Collected data:
--- --- ---
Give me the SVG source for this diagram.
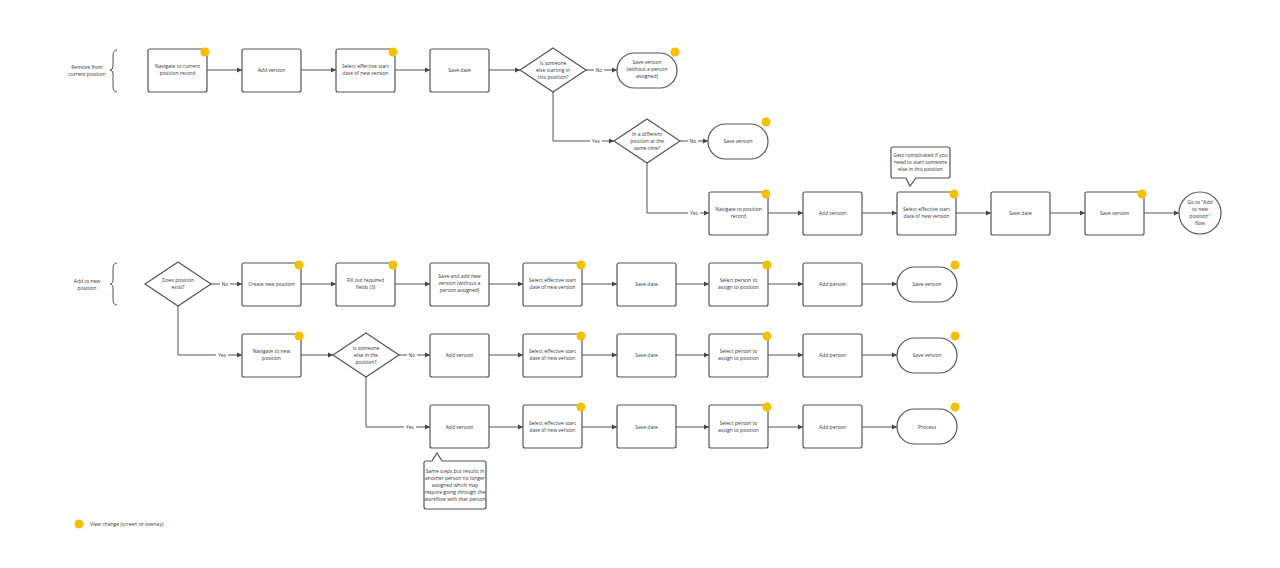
<svg xmlns="http://www.w3.org/2000/svg" width="1280" height="568" viewBox="0 0 1280 568">
<defs>
<marker id="ah" markerWidth="6" markerHeight="6" refX="5" refY="3" orient="auto" markerUnits="userSpaceOnUse"><path d="M0,0.5 L5,3 L0,5.5 Z" fill="#444"/></marker>
<style>
.b{fill:#fff;stroke:#555;stroke-width:1.2}
.t{font-family:"Open Sans","Liberation Sans",sans-serif;font-size:5px;fill:#333;text-anchor:middle}
.l{font-family:"Open Sans","Liberation Sans",sans-serif;font-size:5px;fill:#333;text-anchor:middle}
.c{fill:none;stroke:#555;stroke-width:1;marker-end:url(#ah)}
.p{fill:none;stroke:#555;stroke-width:1}
.d{fill:#F5C000}
.w{fill:#fff}
</style>
</defs>
<rect width="1280" height="568" fill="#fff"/>
<g id="labels">
<text class="t" x="87" y="69">Remove from</text><text class="t" x="87" y="76">current position</text>
<path class="p" d="M117,50 Q113,50 113,56 L113,66 Q113,70 110,70 Q113,70 113,74 L113,86 Q113,92 117,92"/>
<text class="t" x="87" y="283">Add to new</text><text class="t" x="87" y="290">position</text>
<path class="p" d="M117,263 Q113,263 113,269 L113,279 Q113,284 110,284 Q113,284 113,289 L113,299 Q113,305 117,305"/>
</g>
<g id="connectors">
<path class="c" d="M207,70 H242"/><path class="c" d="M301,70 H336"/><path class="c" d="M395,70 H430"/><path class="c" d="M489,70 H520"/>
<path class="c" d="M586,70 H617"/>
<path class="c" d="M553,92 V141 H614"/>
<path class="c" d="M680,141 H708"/>
<path class="c" d="M647,163 V213 H709"/>
<path class="c" d="M768,213 H803"/><path class="c" d="M862,213 H897"/><path class="c" d="M956,213 H991"/><path class="c" d="M1050,213 H1085"/><path class="c" d="M1144,213 H1179"/>
<path class="c" d="M211,284 H242"/><path class="c" d="M301,284 H336"/><path class="c" d="M395,284 H430"/><path class="c" d="M489,284 H523"/><path class="c" d="M582,284 H617"/><path class="c" d="M676,284 H709"/><path class="c" d="M768,284 H803"/><path class="c" d="M862,284 H897"/>
<path class="c" d="M178,306 V355 H242"/>
<path class="c" d="M301,355 H333"/><path class="c" d="M399,355 H430"/><path class="c" d="M489,355 H523"/><path class="c" d="M582,355 H617"/><path class="c" d="M676,355 H709"/><path class="c" d="M768,355 H803"/><path class="c" d="M862,355 H897"/>
<path class="c" d="M366,377 V427 H430"/>
<path class="c" d="M489,427 H523"/><path class="c" d="M582,427 H617"/><path class="c" d="M676,427 H709"/><path class="c" d="M768,427 H803"/><path class="c" d="M862,427 H897"/>
<rect class="w" x="594" y="67" width="10" height="6"/><text class="l" x="599" y="72">No</text>
<rect class="w" x="590" y="138" width="12" height="6"/><text class="l" x="596" y="143">Yes</text>
<rect class="w" x="688" y="138" width="10" height="6"/><text class="l" x="693" y="143">No</text>
<rect class="w" x="688" y="210" width="12" height="6"/><text class="l" x="694" y="215">Yes</text>
<rect class="w" x="220" y="281" width="10" height="6"/><text class="l" x="225" y="286">No</text>
<rect class="w" x="216" y="352" width="12" height="6"/><text class="l" x="222" y="357">Yes</text>
<rect class="w" x="407" y="352" width="10" height="6"/><text class="l" x="412" y="357">No</text>
<rect class="w" x="404" y="424" width="12" height="6"/><text class="l" x="410" y="429">Yes</text>
</g>
<g id="n1"><rect class="b" x="148" y="49" width="59" height="43" rx="2"/><text class="t" x="177.5" y="68">Navigate to current</text><text class="t" x="177.5" y="75">position record</text></g>
<g id="n2"><rect class="b" x="242" y="49" width="59" height="43" rx="2"/><text class="t" x="271.5" y="72">Add version</text></g>
<g id="n3"><rect class="b" x="336" y="49" width="59" height="43" rx="2"/><text class="t" x="365.5" y="68">Select effective start</text><text class="t" x="365.5" y="75">date of new version</text></g>
<g id="n4"><rect class="b" x="430" y="49" width="59" height="43" rx="2"/><text class="t" x="459.5" y="72">Save date</text></g>
<g id="n5"><path class="b" d="M553,48 L586,70 L553,92 L520,70 Z"/><text class="t" x="553" y="65">Is someone</text><text class="t" x="553" y="72">else starting in</text><text class="t" x="553" y="79">this position?</text></g>
<g id="n6"><rect class="b" x="617" y="53" width="60" height="35" rx="17.5"/><text class="t" x="647" y="64">Save version</text><text class="t" x="647" y="71">(without a person</text><text class="t" x="647" y="78">assigned)</text></g>
<g id="n7"><path class="b" d="M647,119 L680,141 L647,163 L614,141 Z"/><text class="t" x="647" y="136">In a different</text><text class="t" x="647" y="143">position at the</text><text class="t" x="647" y="150">same time?</text></g>
<g id="n8"><rect class="b" x="708" y="124" width="60" height="35" rx="17.5"/><text class="t" x="738" y="143">Save version</text></g>
<g id="n9"><rect class="b" x="709" y="192" width="59" height="43" rx="2"/><text class="t" x="738.5" y="211">Navigate to position</text><text class="t" x="738.5" y="218">record</text></g>
<g id="n10"><rect class="b" x="803" y="192" width="59" height="43" rx="2"/><text class="t" x="832.5" y="215">Add version</text></g>
<g id="n11"><rect class="b" x="897" y="192" width="59" height="43" rx="2"/><text class="t" x="926.5" y="211">Select effective start</text><text class="t" x="926.5" y="218">date of new version</text></g>
<g id="n12"><rect class="b" x="991" y="192" width="59" height="43" rx="2"/><text class="t" x="1020.5" y="215">Save date</text></g>
<g id="n13"><rect class="b" x="1085" y="192" width="59" height="43" rx="2"/><text class="t" x="1114.5" y="215">Save version</text></g>
<g id="n14"><circle class="b" cx="1200" cy="213" r="21"/><text class="t" x="1200" y="204">Go to "Add</text><text class="t" x="1200" y="211">to new</text><text class="t" x="1200" y="218">position"</text><text class="t" x="1200" y="225">flow</text></g>
<g id="note1"><path class="b" d="M893,147 H948 Q950,147 950,149 V176 Q950,178 948,178 H916 L910,186 L906,178 H893 Q891,178 891,176 V149 Q891,147 893,147 Z"/><text class="t" x="920.5" y="157">Gets complicated if you</text><text class="t" x="920.5" y="164">need to start someone</text><text class="t" x="920.5" y="171">else in this position</text></g>
<g id="n20"><path class="b" d="M178,262 L211,284 L178,306 L145,284 Z"/><text class="t" x="178" y="282">Does position</text><text class="t" x="178" y="289">exist?</text></g>
<g id="n21"><rect class="b" x="242" y="263" width="59" height="43" rx="2"/><text class="t" x="271.5" y="286">Create new position</text></g>
<g id="n22"><rect class="b" x="336" y="263" width="59" height="43" rx="2"/><text class="t" x="365.5" y="282">Fill out required</text><text class="t" x="365.5" y="289">fields (3)</text></g>
<g id="n23"><rect class="b" x="430" y="263" width="59" height="43" rx="2"/><text class="t" x="459.5" y="278">Save and add new</text><text class="t" x="459.5" y="285">version (without a</text><text class="t" x="459.5" y="292">person assigned)</text></g>
<g id="n24"><rect class="b" x="523" y="263" width="59" height="43" rx="2"/><text class="t" x="552.5" y="282">Select effective start</text><text class="t" x="552.5" y="289">date of new version</text></g>
<g id="n25"><rect class="b" x="617" y="263" width="59" height="43" rx="2"/><text class="t" x="646.5" y="286">Save date</text></g>
<g id="n26"><rect class="b" x="709" y="263" width="59" height="43" rx="2"/><text class="t" x="738.5" y="282">Select person to</text><text class="t" x="738.5" y="289">assign to position</text></g>
<g id="n27"><rect class="b" x="803" y="263" width="59" height="43" rx="2"/><text class="t" x="832.5" y="286">Add person</text></g>
<g id="n28"><rect class="b" x="897" y="267" width="60" height="35" rx="17.5"/><text class="t" x="927" y="286">Save version</text></g>
<g id="n30"><rect class="b" x="242" y="334" width="59" height="43" rx="2"/><text class="t" x="271.5" y="353">Navigate to new</text><text class="t" x="271.5" y="360">position</text></g>
<g id="n31"><path class="b" d="M366,333 L399,355 L366,377 L333,355 Z"/><text class="t" x="366" y="350">Is someone</text><text class="t" x="366" y="357">else in the</text><text class="t" x="366" y="364">position?</text></g>
<g id="n32"><rect class="b" x="430" y="334" width="59" height="43" rx="2"/><text class="t" x="459.5" y="357">Add version</text></g>
<g id="n33"><rect class="b" x="523" y="334" width="59" height="43" rx="2"/><text class="t" x="552.5" y="353">Select effective start</text><text class="t" x="552.5" y="360">date of new version</text></g>
<g id="n34"><rect class="b" x="617" y="334" width="59" height="43" rx="2"/><text class="t" x="646.5" y="357">Save date</text></g>
<g id="n35"><rect class="b" x="709" y="334" width="59" height="43" rx="2"/><text class="t" x="738.5" y="353">Select person to</text><text class="t" x="738.5" y="360">assign to position</text></g>
<g id="n36"><rect class="b" x="803" y="334" width="59" height="43" rx="2"/><text class="t" x="832.5" y="357">Add person</text></g>
<g id="n37"><rect class="b" x="897" y="338" width="60" height="35" rx="17.5"/><text class="t" x="927" y="357">Save version</text></g>
<g id="n40"><rect class="b" x="430" y="405" width="59" height="43" rx="2"/><text class="t" x="459.5" y="429">Add version</text></g>
<g id="n41"><rect class="b" x="523" y="405" width="59" height="43" rx="2"/><text class="t" x="552.5" y="425">Select effective start</text><text class="t" x="552.5" y="432">date of new version</text></g>
<g id="n42"><rect class="b" x="617" y="405" width="59" height="43" rx="2"/><text class="t" x="646.5" y="429">Save date</text></g>
<g id="n43"><rect class="b" x="709" y="405" width="59" height="43" rx="2"/><text class="t" x="738.5" y="425">Select person to</text><text class="t" x="738.5" y="432">assign to position</text></g>
<g id="n44"><rect class="b" x="803" y="405" width="59" height="43" rx="2"/><text class="t" x="832.5" y="429">Add person</text></g>
<g id="n45"><rect class="b" x="897" y="409" width="60" height="35" rx="17.5"/><text class="t" x="927" y="429">Process</text></g>
<g id="note2"><path class="b" d="M426,461 H432 L437,453 L442,461 H484 Q486,461 486,463 V507 Q486,509 484,509 H426 Q424,509 424,507 V463 Q424,461 426,461 Z"/><text class="t" x="455" y="473">Same steps but results in</text><text class="t" x="455" y="480">another person no longer</text><text class="t" x="455" y="487">assigned which may</text><text class="t" x="455" y="494">require going through the</text><text class="t" x="455" y="501">workflow with that person</text></g>
<g id="dots">
<circle class="d" cx="205" cy="52" r="4.5"/><circle class="d" cx="393" cy="52" r="4.5"/><circle class="d" cx="675" cy="52" r="4.5"/><circle class="d" cx="766" cy="122" r="4.5"/>
<circle class="d" cx="766" cy="194" r="4.5"/><circle class="d" cx="954" cy="194" r="4.5"/><circle class="d" cx="1142" cy="194" r="4.5"/>
<circle class="d" cx="299" cy="265" r="4.5"/><circle class="d" cx="393" cy="265" r="4.5"/><circle class="d" cx="581" cy="265" r="4.5"/><circle class="d" cx="767" cy="265" r="4.5"/><circle class="d" cx="955" cy="265" r="4.5"/>
<circle class="d" cx="299" cy="336" r="4.5"/><circle class="d" cx="581" cy="336" r="4.5"/><circle class="d" cx="767" cy="336" r="4.5"/><circle class="d" cx="955" cy="336" r="4.5"/>
<circle class="d" cx="581" cy="407" r="4.5"/><circle class="d" cx="767" cy="407" r="4.5"/><circle class="d" cx="955" cy="407" r="4.5"/>
</g>
<g id="legend"><circle class="d" cx="79" cy="524" r="4.5"/><text class="t" x="90" y="526" style="text-anchor:start">View change (screen or overlay)</text></g>
</svg>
--- --- ---
What is needed: Your task is to gather every line with the word "this" and copy it.

Response:
Give me the SVG source for this diagram.
<g id="n5"><path class="b" d="M553,48 L586,70 L553,92 L520,70 Z"/><text class="t" x="553" y="65">Is someone</text><text class="t" x="553" y="72">else starting in</text><text class="t" x="553" y="79">this position?</text></g>
<g id="note1"><path class="b" d="M893,147 H948 Q950,147 950,149 V176 Q950,178 948,178 H916 L910,186 L906,178 H893 Q891,178 891,176 V149 Q891,147 893,147 Z"/><text class="t" x="920.5" y="157">Gets complicated if you</text><text class="t" x="920.5" y="164">need to start someone</text><text class="t" x="920.5" y="171">else in this position</text></g>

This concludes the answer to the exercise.